TASK PROMPT ::
Starting with the first line below, extract each line through the one that contains "const rect = (x0, y0, x1, y1, fill)", inclusive, excluding pictures.

INFORMATION PROVIDED ::
## start

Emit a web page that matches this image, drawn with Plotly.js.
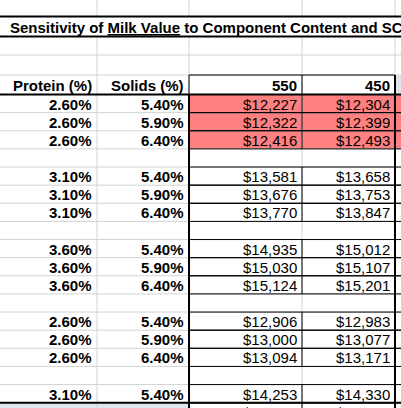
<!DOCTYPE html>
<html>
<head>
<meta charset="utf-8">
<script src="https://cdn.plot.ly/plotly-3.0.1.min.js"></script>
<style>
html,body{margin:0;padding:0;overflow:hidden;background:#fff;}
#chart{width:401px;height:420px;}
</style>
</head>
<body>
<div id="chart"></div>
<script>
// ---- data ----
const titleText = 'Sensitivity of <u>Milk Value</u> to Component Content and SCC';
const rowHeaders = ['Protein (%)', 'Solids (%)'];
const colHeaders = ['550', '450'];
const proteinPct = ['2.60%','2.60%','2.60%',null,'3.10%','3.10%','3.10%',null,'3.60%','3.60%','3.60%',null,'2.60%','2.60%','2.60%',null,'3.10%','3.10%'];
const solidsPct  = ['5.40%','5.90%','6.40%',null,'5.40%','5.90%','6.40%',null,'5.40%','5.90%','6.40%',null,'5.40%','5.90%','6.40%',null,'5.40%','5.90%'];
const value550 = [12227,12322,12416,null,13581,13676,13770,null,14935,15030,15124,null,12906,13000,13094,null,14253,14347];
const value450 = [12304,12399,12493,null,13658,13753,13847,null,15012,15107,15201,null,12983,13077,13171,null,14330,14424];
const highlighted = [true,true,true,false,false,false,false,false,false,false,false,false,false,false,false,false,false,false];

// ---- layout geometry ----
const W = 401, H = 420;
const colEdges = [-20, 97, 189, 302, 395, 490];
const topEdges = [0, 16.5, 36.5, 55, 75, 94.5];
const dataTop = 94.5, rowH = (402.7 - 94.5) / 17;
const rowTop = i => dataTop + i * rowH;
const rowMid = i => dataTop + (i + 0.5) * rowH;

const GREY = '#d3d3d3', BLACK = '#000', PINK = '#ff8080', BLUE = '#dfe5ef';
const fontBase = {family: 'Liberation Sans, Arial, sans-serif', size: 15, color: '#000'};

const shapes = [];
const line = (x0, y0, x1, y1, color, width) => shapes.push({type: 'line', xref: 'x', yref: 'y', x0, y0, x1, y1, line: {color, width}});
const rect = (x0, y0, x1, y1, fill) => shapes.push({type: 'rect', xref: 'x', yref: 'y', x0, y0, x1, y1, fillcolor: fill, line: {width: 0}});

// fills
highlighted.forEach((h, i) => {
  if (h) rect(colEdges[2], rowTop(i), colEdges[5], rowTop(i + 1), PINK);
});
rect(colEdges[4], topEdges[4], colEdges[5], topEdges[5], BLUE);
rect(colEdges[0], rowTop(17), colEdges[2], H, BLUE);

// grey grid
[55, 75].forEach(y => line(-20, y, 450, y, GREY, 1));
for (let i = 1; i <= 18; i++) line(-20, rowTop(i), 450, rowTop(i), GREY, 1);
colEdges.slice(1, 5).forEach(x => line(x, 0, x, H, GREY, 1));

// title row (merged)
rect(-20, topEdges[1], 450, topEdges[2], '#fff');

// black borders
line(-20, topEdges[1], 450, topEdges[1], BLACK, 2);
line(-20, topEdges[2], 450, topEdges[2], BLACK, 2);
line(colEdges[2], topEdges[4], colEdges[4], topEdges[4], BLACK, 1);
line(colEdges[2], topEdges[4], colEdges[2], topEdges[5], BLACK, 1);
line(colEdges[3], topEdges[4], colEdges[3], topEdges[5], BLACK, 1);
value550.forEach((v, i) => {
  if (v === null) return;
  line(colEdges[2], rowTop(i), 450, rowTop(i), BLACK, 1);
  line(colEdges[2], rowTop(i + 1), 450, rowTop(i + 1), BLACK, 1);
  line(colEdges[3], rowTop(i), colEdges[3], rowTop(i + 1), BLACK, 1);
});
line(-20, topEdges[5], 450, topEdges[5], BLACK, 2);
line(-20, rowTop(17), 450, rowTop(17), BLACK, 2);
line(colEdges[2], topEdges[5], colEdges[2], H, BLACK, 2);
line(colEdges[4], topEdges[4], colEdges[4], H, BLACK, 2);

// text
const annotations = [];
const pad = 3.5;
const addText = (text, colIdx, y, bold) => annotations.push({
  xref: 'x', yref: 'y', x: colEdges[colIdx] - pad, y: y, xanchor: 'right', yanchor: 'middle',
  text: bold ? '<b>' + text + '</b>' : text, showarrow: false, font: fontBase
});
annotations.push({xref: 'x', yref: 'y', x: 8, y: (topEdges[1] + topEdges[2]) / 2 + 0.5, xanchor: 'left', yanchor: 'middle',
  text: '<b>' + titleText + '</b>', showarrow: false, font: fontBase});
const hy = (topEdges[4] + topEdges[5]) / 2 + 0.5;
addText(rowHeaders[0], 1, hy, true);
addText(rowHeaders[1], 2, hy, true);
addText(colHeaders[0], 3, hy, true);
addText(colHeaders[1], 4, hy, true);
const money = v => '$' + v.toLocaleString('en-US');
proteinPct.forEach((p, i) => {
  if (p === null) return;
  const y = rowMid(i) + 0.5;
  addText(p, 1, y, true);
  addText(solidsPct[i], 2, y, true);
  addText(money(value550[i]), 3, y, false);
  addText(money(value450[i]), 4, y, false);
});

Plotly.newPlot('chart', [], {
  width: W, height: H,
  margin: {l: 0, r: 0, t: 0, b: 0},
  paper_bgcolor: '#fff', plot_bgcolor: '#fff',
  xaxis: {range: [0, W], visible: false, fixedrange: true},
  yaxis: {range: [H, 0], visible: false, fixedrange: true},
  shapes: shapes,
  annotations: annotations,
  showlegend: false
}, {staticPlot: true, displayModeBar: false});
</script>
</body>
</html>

## end

OUTPUT OF THE EXERCISE ::
Emit a web page that matches this image, drawn with Plotly.js.
<!DOCTYPE html>
<html>
<head>
<meta charset="utf-8">
<script src="https://cdn.plot.ly/plotly-3.0.1.min.js"></script>
<style>
html,body{margin:0;padding:0;overflow:hidden;background:#fff;}
#chart{width:401px;height:420px;}
</style>
</head>
<body>
<div id="chart"></div>
<script>
// ---- data ----
const titleText = 'Sensitivity of <u>Milk Value</u> to Component Content and SCC';
const rowHeaders = ['Protein (%)', 'Solids (%)'];
const colHeaders = ['550', '450'];
const proteinPct = ['2.60%','2.60%','2.60%',null,'3.10%','3.10%','3.10%',null,'3.60%','3.60%','3.60%',null,'2.60%','2.60%','2.60%',null,'3.10%','3.10%'];
const solidsPct  = ['5.40%','5.90%','6.40%',null,'5.40%','5.90%','6.40%',null,'5.40%','5.90%','6.40%',null,'5.40%','5.90%','6.40%',null,'5.40%','5.90%'];
const value550 = [12227,12322,12416,null,13581,13676,13770,null,14935,15030,15124,null,12906,13000,13094,null,14253,14347];
const value450 = [12304,12399,12493,null,13658,13753,13847,null,15012,15107,15201,null,12983,13077,13171,null,14330,14424];
const highlighted = [true,true,true,false,false,false,false,false,false,false,false,false,false,false,false,false,false,false];

// ---- layout geometry ----
const W = 401, H = 420;
const colEdges = [-20, 97, 189, 302, 395, 490];
const topEdges = [0, 16.5, 36.5, 55, 75, 94.5];
const dataTop = 94.5, rowH = (402.7 - 94.5) / 17;
const rowTop = i => dataTop + i * rowH;
const rowMid = i => dataTop + (i + 0.5) * rowH;

const GREY = '#d3d3d3', BLACK = '#000', PINK = '#ff8080', BLUE = '#dfe5ef';
const fontBase = {family: 'Liberation Sans, Arial, sans-serif', size: 15, color: '#000'};

const shapes = [];
const line = (x0, y0, x1, y1, color, width) => shapes.push({type: 'line', xref: 'x', yref: 'y', x0, y0, x1, y1, line: {color, width}});
const rect = (x0, y0, x1, y1, fill) => shapes.push({type: 'rect', xref: 'x', yref: 'y', x0, y0, x1, y1, fillcolor: fill, line: {width: 0}});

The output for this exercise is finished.